October 2005: Back on Bari Reef after a few years absence...

In August, 2005, I rediscovered two species that were present on Bari back in the days before the surge from hurricane Lenny took out our dive pier, dive shop and the adjoining Green Parrot restaurant. This happened in November of 1999.
The two species, Tesselated Blenny and Molly Miller, lived along the huge pipes (pilings) that served as support for our dive pier and they occupied the abandoned barnacles and other small holes along the metal pipe in very shallow water usually less than 4 feet.
Bonaire Dive and Adventure's new pier was officially opened in August of 2003, and like the old pier, it also had large metal pilings that supported the pier where barnacles could grow. The blennies will not occupy a barnacle shell as long as the original owner is still alive and at home. They are patient and show good manners. They obviously waited until the barnacles grew old and died, which took a few years. Then, with their shelters abandoned, a "vacancy" sign was apparent for the small blennies.
Tesselated Blenny, 2.5 inches in length, is seen on fish surveys on Bonaire at a sighting frequency of .04 % and Molly Miller, around 3 to 4 inches long, has a sighting frequency of 1.7 % meaning that both of these are quite uncommon on Bonaire, so the discovery on Bari is a significant finding.
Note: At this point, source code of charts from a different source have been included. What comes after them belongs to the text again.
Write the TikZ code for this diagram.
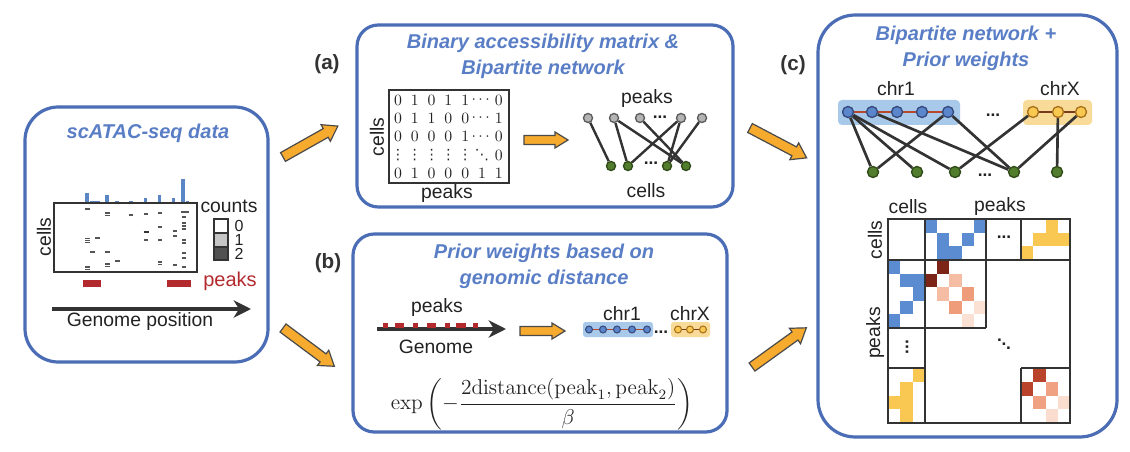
\documentclass[tikz,border=0pt]{standalone}
\usepackage{amsmath}
\usepackage[no-math]{fontspec}
\setmainfont{Liberation Sans}
\newfontfamily\djv{DejaVu Sans}
\usetikzlibrary{arrows.meta}
\pgfdeclarelayer{bg}
\pgfsetlayers{bg,main}
\definecolor{pblue}{HTML}{4A6DB5}
\definecolor{tblue}{HTML}{5A7EC5}
\definecolor{orng}{HTML}{F6AA2E}
\definecolor{arrline}{HTML}{4A4A4A}
\definecolor{dgray}{HTML}{333333}
\definecolor{txt}{HTML}{222222}
\definecolor{peakred}{HTML}{B22A2E}
\definecolor{lblue}{HTML}{A9C9EA}
\definecolor{lyel}{HTML}{F8DB98}
\definecolor{nblue}{HTML}{5B86CC}
\definecolor{nblueline}{HTML}{34497A}
\definecolor{nyel}{HTML}{F9C850}
\definecolor{nyelline}{HTML}{A8701C}
\definecolor{ngreen}{HTML}{527D2C}
\definecolor{ngreenline}{HTML}{2F4A18}
\definecolor{ngray}{HTML}{B4B4B4}
\definecolor{chainred}{HTML}{B8482C}
\definecolor{chainbrown}{HTML}{7A3A1A}
\definecolor{barblue}{HTML}{5B86C5}
\definecolor{cblue}{HTML}{5B8BD0}
\definecolor{cyel}{HTML}{F9C852}
\definecolor{hmA}{HTML}{7B2417}
\definecolor{hmB}{HTML}{F5BDA3}
\definecolor{hmC}{HTML}{EF9C7B}
\definecolor{hmD}{HTML}{FBE1D4}
\definecolor{hmE}{HTML}{B9432B}
\definecolor{hmF}{HTML}{EFA182}
\definecolor{hmG}{HTML}{FADDCF}
\definecolor{dashg}{HTML}{555555}
\newcommand{\vd}{\text{\djv\fontsize{9}{10}\selectfont ⋮}}
\newcommand{\dd}{\text{\djv\fontsize{9}{10}\selectfont ⋱}}
\newcommand{\bdd}{\hbox{\raise6pt\hbox{.}\kern-0.3pt\raise3pt\hbox{.}\kern-0.3pt\hbox{.}}}
\newcommand{\blockarr}[6]{%
  \begin{scope}[shift={(#1)},rotate=#2]
    \draw[barr] (0,-#4) -- ({#3-#6},-#4) -- ({#3-#6},-#5) -- (#3,0) -- ({#3-#6},#5) -- ({#3-#6},#4) -- (0,#4) -- cycle;
  \end{scope}}
\begin{document}
\begin{tikzpicture}[x=0.75pt,y=-0.75pt,
  panel/.style={draw=pblue, line width=2.4pt},
  ttl/.style={text=tblue, font=\fontsize{15}{19.5}\selectfont\bfseries\itshape, align=center, inner sep=0pt},
  lbl/.style={text=txt, font=\fontsize{14.5}{17}\selectfont, inner sep=0pt},
  plab/.style={text=dgray, font=\fontsize{15.5}{18}\selectfont\bfseries, inner sep=0pt},
  dig/.style={text=txt, font=\fontsize{10}{12}\selectfont, inner sep=0pt},
  dots/.style={text=txt, font=\fontsize{13}{14}\selectfont\bfseries, inner sep=0pt},
  barr/.style={draw=arrline, fill=orng, line width=0.9pt, line join=miter},
  edge/.style={draw=dgray, line width=1.8pt},
  edgec/.style={draw=dgray, line width=2pt},
  graynode/.style={circle, draw=dgray!80, fill=ngray, line width=1pt, minimum size=6.8pt, inner sep=0pt},
  greennode/.style={circle, draw=ngreenline, fill=ngreen, line width=1pt, minimum size=6.8pt, inner sep=0pt},
  greenbig/.style={circle, draw=ngreenline, fill=ngreen, line width=1pt, minimum size=8.3pt, inner sep=0pt},
  bluebig/.style={circle, draw=nblueline, fill=nblue, line width=1pt, minimum size=8.3pt, inner sep=0pt},
  yelbig/.style={circle, draw=nyelline, fill=nyel, line width=1pt, minimum size=8.3pt, inner sep=0pt},
  bluesmall/.style={circle, draw=nblueline, fill=nblue, line width=0.8pt, minimum size=5.2pt, inner sep=0pt},
  yelsmall/.style={circle, draw=nyelline, fill=nyel, line width=0.8pt, minimum size=5.2pt, inner sep=0pt},
  gridln/.style={draw=dgray, line width=2pt},
  hdash/.style={draw=dashg, line width=0.9pt},
  genarrow/.style={draw=dgray, line width=3pt, -{Stealth[length=13pt,width=13pt,inset=4pt]}}
]
\useasboundingbox (0,0) rectangle (1130,452);

% ---------------- panels ----------------
\draw[panel, rounded corners=25pt] (25,107) rectangle (268,362);
\draw[panel, rounded corners=16pt] (357,25) rectangle (733,207);
\draw[panel, rounded corners=16pt] (353,234) rectangle (727,432);
\draw[panel, rounded corners=28pt] (818,15) rectangle (1117,437);

% ---------------- big arrows ----------------
\coordinate (aA) at (283,157);
\coordinate (aB) at (283,328);
\coordinate (aC) at (750,128);
\coordinate (aD) at (752,367);
\blockarr{aA}{29.4}{63}{5}{9.5}{14}
\blockarr{aB}{-36.7}{64}{5}{9.5}{14}
\blockarr{aC}{-27.8}{64}{5}{9.5}{14}
\blockarr{aD}{35.8}{67}{5}{9.5}{14}
\node[plab] (la) at (327,64) {(a)};
\node[plab] (lb) at (328,263) {(b)};
\node[plab] (lc) at (793,65) {(c)};

% ---------------- left panel ----------------
\node[ttl] (t0) at (148,133) {scATAC-seq data};
\foreach \x/\h in {87/10,92/2,95.5/2,98.5/2,107/8,117/2,131/2,145.5/4.5,159.5/8,173.5/4.5,183/24,187.5/2}
  \fill[barblue] ({\x-1.6},203) rectangle ({\x+1.6},{203-\h});
\draw[dgray, line width=1.1pt] (54,203) rectangle (197,272);
\foreach \x/\y in {87.7/209,107.7/213,107.7/215.5,131/215,146/214,160/213,184/217,
  87.7/238.5,87.7/240.5,87.7/242.5,97.3/238,92.3/252,107.7/252,117.7/261,107.7/264,107.7/266.5,87.7/267,87.7/269.5,
  160/227,160/240,146/240,175/231,175/236,160/262,160/264.5,175/265,
  184/223,184/226,184/229,184/240,184/243,184/253,184/258,184/267}
  \draw[hdash] ({\x-2.3},\y) -- ({\x+2.3},\y);
\draw[draw=dgray, line width=1.4pt] (143.5,232) -- (148.5,232);
\draw[hdash] (181,212) -- (189,212);
\node[lbl, rotate=90] (c0) at (44,237) {cells};
\node[lbl] (cnt) at (229,206) {counts};
\draw[dgray, line width=0.9pt, fill=white] (214,219) rectangle (228,233);
\draw[dgray, line width=0.9pt, fill=gray!45] (214,233) rectangle (228,247);
\draw[dgray, line width=0.9pt, fill=dgray!85] (214,247) rectangle (228,260);
\node[lbl, font=\fontsize{12}{13}\selectfont] (v0) at (239,226) {0};
\node[lbl, font=\fontsize{12}{13}\selectfont] (v1) at (239,240) {1};
\node[lbl, font=\fontsize{12}{13}\selectfont] (v2) at (239,254) {2};
\fill[peakred] (83,280) rectangle (101,287);
\fill[peakred] (167,280) rectangle (191,287);
\node[lbl, text=peakred, font=\fontsize{15}{17}\selectfont] (pk0) at (230,281) {peaks};
\coordinate (g0s) at (52,309);
\coordinate (g0e) at (251,309);
\draw[genarrow] (g0s) -- (g0e);
\node[lbl] (gp) at (140,321) {Genome position};

% ---------------- panel (a) ----------------
\node[ttl] (ta) at (543,56) {Binary accessibility matrix \&\\Bipartite network};
\draw[dgray, line width=1.1pt] (389,90) rectangle (509,183);
\foreach \row [count=\r] in {{0,1,0,1,1,\cdots,0},{0,1,1,0,0,\cdots,1},{0,0,0,0,1,\cdots,0},{\vd,\vd,\vd,\vd,\vd,\dd,0},{0,1,0,0,0,1,1}}
  \foreach \e [count=\c] in \row
    \node[dig] (m\r\c) at ({398+(\c-1)*16.8},{100+(\r-1)*18.4}) {\scalebox{1.18}{$\e$}};
\node[lbl, rotate=90] (ca) at (377,137) {cells};
\node[lbl] (pa) at (447,194) {peaks};
\coordinate (sa) at (524,140);
\blockarr{sa}{0}{44}{4.5}{8}{13}
\node[lbl] (pna) at (647,99) {peaks};
\node[lbl] (cna) at (646,191) {cells};
\foreach \i/\x in {1/588,2/614,3/640,4/681,5/702}
  \node[graynode] (ap\i) at (\x,118) {};
\foreach \i/\x in {1/611,2/628,3/667,4/686}
  \node[greennode] (ac\i) at (\x,166) {};
\node[dots] (da1) at (660,117) {...};
\node[dots] (da2) at (651,163) {...};
\begin{pgfonlayer}{bg}
\foreach \p/\q in {1/1,2/2,2/4,3/4,4/2,4/3,5/3}
  \draw[edge] (ap\p) -- (ac\q);
\end{pgfonlayer}

% ---------------- panel (b) ----------------
\node[ttl] (tb) at (544,266.5) {Prior weights based on\\genomic distance};
\node[lbl] (pb) at (437,307) {peaks};
\coordinate (g1s) at (377,329);
\coordinate (g1e) at (506,329);
\draw[genarrow] (g1s) -- (g1e);
\foreach \a/\b in {383/388,395/404,413/418,427/436,445/450,456/466,473/478}
  \fill[peakred] (\a,323) rectangle (\b,327.5);
\node[lbl] (gb) at (436,347) {Genome};
\coordinate (sb) at (520,331);
\blockarr{sb}{0}{45}{4.5}{8}{13}
\node[lbl] (chb1) at (622,314) {chr1};
\node[lbl] (chbx) at (690,314) {chrX};
\foreach \i/\x in {1/589,2/603,3/617,4/632,5/647}
  \node[bluesmall] (bb\i) at (\x,329.5) {};
\foreach \i/\x in {1/678,2/690,3/703}
  \node[yelsmall] (bx\i) at (\x,329.5) {};
\node[dots] (db) at (661,332) {...};
\begin{pgfonlayer}{bg}
\fill[lblue, rounded corners=2pt] (583,322) rectangle (653,337);
\fill[lyel, rounded corners=2pt] (671,322) rectangle (710,337);
\draw[chainred, line width=1.3pt] (bb1) -- (bb5);
\draw[chainbrown, line width=1.3pt] (bx1) -- (bx3);
\end{pgfonlayer}
\node[inner sep=0pt, text=txt, font=\fontsize{12}{14}\selectfont] (fm) at (542,404)
  {\scalebox{1.34}{$\displaystyle\exp\left(-\frac{2\mathrm{distance}(\mathrm{peak}_1,\mathrm{peak}_2)}{\beta}\right)$}};

% ---------------- panel (c) ----------------
\node[ttl] (tc) at (966,48.5) {Bipartite network +\\Prior weights};
\node[lbl] (chc1) at (896,89) {chr1};
\node[lbl] (chcx) at (1060,89) {chrX};
\foreach \i/\x in {1/848,2/872,3/897,4/922,5/948}
  \node[bluebig] (cb\i) at (\x,112) {};
\foreach \i/\x in {1/1033,2/1058,3/1081}
  \node[yelbig] (cx\i) at (\x,112) {};
\foreach \i/\x in {1/873,2/917,3/955,4/1014,5/1057}
  \node[greenbig] (cc\i) at (\x,172) {};
\node[dots] (dc1) at (993,115) {...};
\node[dots] (dc2) at (985,175) {...};
\begin{pgfonlayer}{bg}
\fill[lblue, rounded corners=3pt] (838,100) rectangle (960,125);
\fill[lyel, rounded corners=3pt] (1023,100) rectangle (1092,125);
\draw[chainred, line width=1.5pt] (cb1) -- (cb5);
\draw[chainbrown, line width=1.5pt] (cx1) -- (cx3);
\foreach \a/\b in {cb1/cc1,cb1/cc2,cb1/cc3,cb2/cc4,cb5/cc1,cb5/cc4,cx1/cc3,cx3/cc4,cx2/cc5}
  \draw[edgec] (\a) -- (\b);
\end{pgfonlayer}
% matrix labels
\node[lbl] (mcl) at (908,207) {cells};
\node[lbl] (mpk) at (1000,207) {peaks};
\node[lbl, rotate=90] (mcv) at (875,240) {cells};
\node[lbl, rotate=90] (mpv) at (875,333) {peaks};
% coloured cells
\foreach \c/\r in {0/0,1/1,1/2,2/2,3/1,4/0}
  \fill[cblue] ({925+\c*12.2},{219+\r*13.667}) rectangle ++(12.2,13.667);
\foreach \c/\r in {2/0,1/1,2/1,3/1,0/2}
  \fill[cyel] ({1021+\c*12.25},{219+\r*13.667}) rectangle ++(12.25,13.667);
\foreach \c/\r in {0/0,1/1,2/1,2/2,1/3,0/4}
  \fill[cblue] ({888+\c*12.333},{260+\r*13.6}) rectangle ++(12.333,13.6);
\foreach \c/\r in {2/0,1/1,1/2,1/3,0/2}
  \fill[cyel] ({888+\c*12.333},{368+\r*13.75}) rectangle ++(12.333,13.75);
\foreach \c/\r/\col in {1/0/hmA,0/1/hmA,2/1/hmB,1/2/hmB,3/2/hmC,2/3/hmC,4/3/hmD,3/4/hmD}
  \fill[\col] ({925+\c*12.2},{260+\r*13.6}) rectangle ++(12.2,13.6);
\foreach \c/\r/\col in {1/0/hmE,0/1/hmE,2/1/hmF,1/2/hmF,3/2/hmG,2/3/hmG}
  \fill[\col] ({1021+\c*12.25},{368+\r*13.75}) rectangle ++(12.25,13.75);
% grid
\draw[gridln] (888,219) rectangle (1070,423);
\draw[gridln] (925,219) -- (925,423);
\draw[gridln] (888,260) -- (1070,260);
\draw[gridln] (986,219) -- (986,328);
\draw[gridln] (888,328) -- (986,328);
\draw[gridln] (1021,219) -- (1021,260);
\draw[gridln] (1021,368) -- (1021,423);
\draw[gridln] (888,368) -- (925,368);
\draw[gridln] (1021,368) -- (1070,368);
\node[dots] (dm1) at (1004,237) {...};
\node[dots, rotate=90] (dm2) at (907,347) {...};
\node[dots] (dm3) at (1004,344) {\bdd};
\end{tikzpicture}
\end{document}
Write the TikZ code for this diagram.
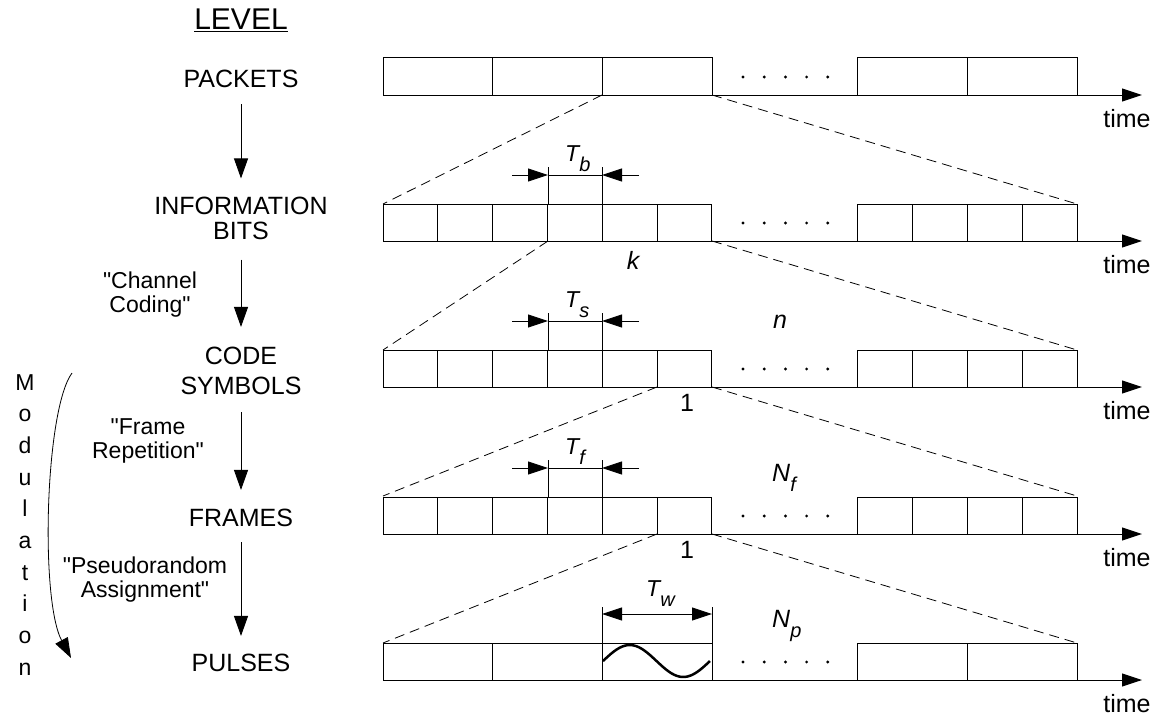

Almost all members of the blenny family of small, elongated bottom dwellers must wait for the maturation and death of the tunnel makers on the reef so they will have a protective shelter. For example, Christmas Tree Worms create a shelter from which to extend their feeding arms that we recognize as the characteristic "Christmas tree" shape. As corals grow they extend their surface over the tubes of the worms and cover everything except the opening from which the feeding arms can extend to capture food floating by over the reef. Neighboring Secretary Blennies will fight over a newly deserted Christmas Tree tunnel, usually after the death of the resident and often change their shelter sites for better ones as they become available.
Another source of blenny shelters also depends upon the death of individual coral polyps of a species of coral known as Giant Boulder Coral. These individual coral polyps are the largest of all the corals and are the perfect size for a blenny looking for a nice protective tube in which to live. There is a colony of Medusa Blenny on Bari that I have also found this summer and that are also quite rare and it so happens that they are occupying an old coral head of Giant Boulder Coral in about 3 feet of water.
This information, if used properly, leads to a naturalist being able to depend on finding an uncommon species in the exact place where it was first discovered because blennies are not adventure-some nor do they have an exploratory nature away from the protection of their recycled tunnels, thus assuring a good species list on a fish survey after a few dives discovering where individual species live.